New blog conference on women in eldership

New blog conference on women in eldership

I have been invited by Pastor Dave Woolcott to participate in a new blog conference on women’s eldership in the church put on by the Ryde Presbyterian Church in Ryde, Sidney, Australia.   The blog address for the conference set for September 1 – 15, 2009 is The blog is on line now and active and I invite you to participate by commenting on Dave’s blog.

There is a thought-provoking article on “Should a Pastor Rule Over You?”  It is very appropriate to the issue of women in ministry and what the real issues are.

I think that the blog conference idea is a wonderful way to draw many of us together to talk about this important issue in the church today.  I want to personally thank Pastor Dave for believing that my writing style and my arguments are worthy of being considered in the PCA especially since it is important to show that egalitarians are not automatically liberals.

Regarding the conference Pastor Dave writes:

The thoughts here arise out of a church where we seek to understand and then apply our understanding of what it is to do and be church. As a result we hope to discuss openly and honestly a variety of different topics, and we hope that others in the blogosphere might be challenged by our thoughts and in return challenge us.

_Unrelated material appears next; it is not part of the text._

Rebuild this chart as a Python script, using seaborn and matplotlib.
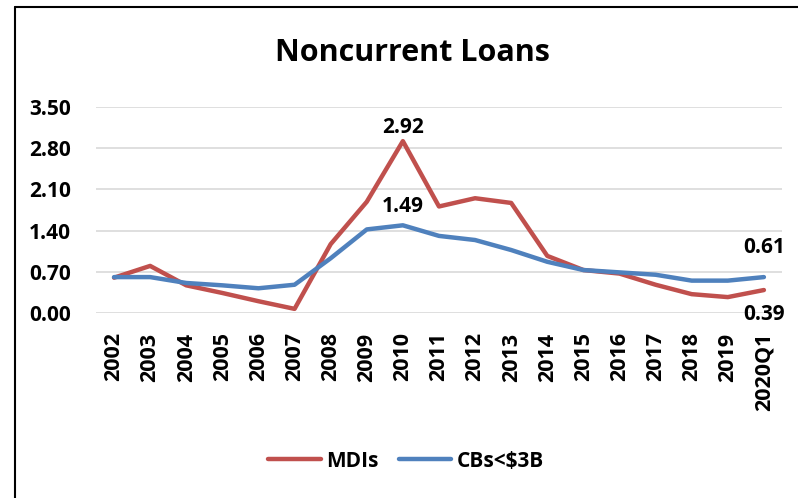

Coming up in September (1st-15th) is our first Blog Conference in which we hope to discuss the issue of women eldership in the church. We have invited a number of guest posters to start discussion for us. The aim is to try and discover Biblical truth in a way that builds unity. Gender topics within the church context often result in the straining of relationships, but we feel this is often the result of a lack of understanding. Through generating greater understanding we hope to also generate greater unity. After all, we are all brothers and sisters in Christ!

Also stay tuned as my debate with Mike Seaver will continue on August 17th with the next installment of my questions and Mike’s answers.

6 thoughts on “New blog conference on women in eldership

  1. Hi everyone,
    Just thinking a bit more about 1 Tim 3:11 and how it relates to the chapter as a whole.
    Also about how deacons may relate to overseers. Could “deacon” be a more general term and an “overseer” be one type of deacon?
    So could the chapter read
    1-7 Overseers must be….
    8-10 Likewise, anyone who wants to be a godly servant in any leadership task in the church, not just overseers must be……
    11 Just in case you didn’t think women could be involved in these sort of tasks, they definitely can be, and likewise must be……
    12,13 All servants in the church must be…..
    As an illustration, I believe there have been times in past history when it was deemed inappropriate for women to play sport.
    v1-7 If anyone wants to play tennis, he must be…
    v8-10 Likewise if anyone wants to play any sport, he must be….
    v11 Just in case you thought I wasn’t including women, and that women shouldn’t play sport, they definitely can, and to do so they likewise must be…..
    v12,13 Continuing on, anyone who plays sport must be…..
    Any thoughts? Thanks.

  2. Craig — just loved your last comment. Your explanation is just so reasonable. It’s so plain to see. And I think you’re just the greatest for caring enough about this issue to pursue honest understanding. It’s so touching.

  3. Hi Elastigirl,
    Thanks so much for your enthusiastic and encouraging reply! I feel as though I have gained much more from everyone here than I have given. It is encouraging to hear that some of my ramblings and questioning is also a help to others. 🙂
    I would like to think that my explanation @#1 is a reasonable alternative/possibility for what Paul could be saying. I am glad you can see what I am suggesting. I know there are other ways of reading the passage. I would like to know if any others see any “holes” in it or good things about it before I suggest this with my comp friends. Thanks.

  4. Craig,

    To continue on: I tend to see passages like this one as simply acknowledging the fact that groups of people automatically organize themselves into leaders and followers. This happens when a groups of friends goes out to eat or see a movie, at family reunions, even on Thanksgiving Day — it’s just how human beings are. Paul is simply giving good advice for the successful organizing of people who are about God’s business.

    I think it’s kind of silly to diagram it all out as a specific patterned requirement for how to do church (“let’s see, we have overseers & their requirements, we have deacons & their requirements, and then of course women have their own set of reqirements & Paul lists each group separately so apparently each group is distinct…”). If one takes Paul’s every word as literal & binding on how we do everything, then logically only deacons have to be careful about their alcohol consumption. It’s therefore not so much of a big deal if overseers and presumably women are “given to much wine”.

  5. To continue on even MORE:

    if Paul, in the non-earthly realm of existence where he is now, is somehow aware of how things have been panning out on earth, I’m quite sure he’s rolling his eyes & saying,

    “Guys, guys…. chill out. Why are you so obsessed with me and those letters I wrote? Yeah, some parts were pretty good — like the 1st part of my letter to the people in Ephesus — I think I really hit the nail on the head there. But not everything was really that good — I mean, you can stop hanging on my every word. It’s sweet, but, come on. Listen — I am NOT the star of the show. You want to focus on what really matters? Then read, think, and talk about what Jesus did and said. That’s the heart of the matter right there.”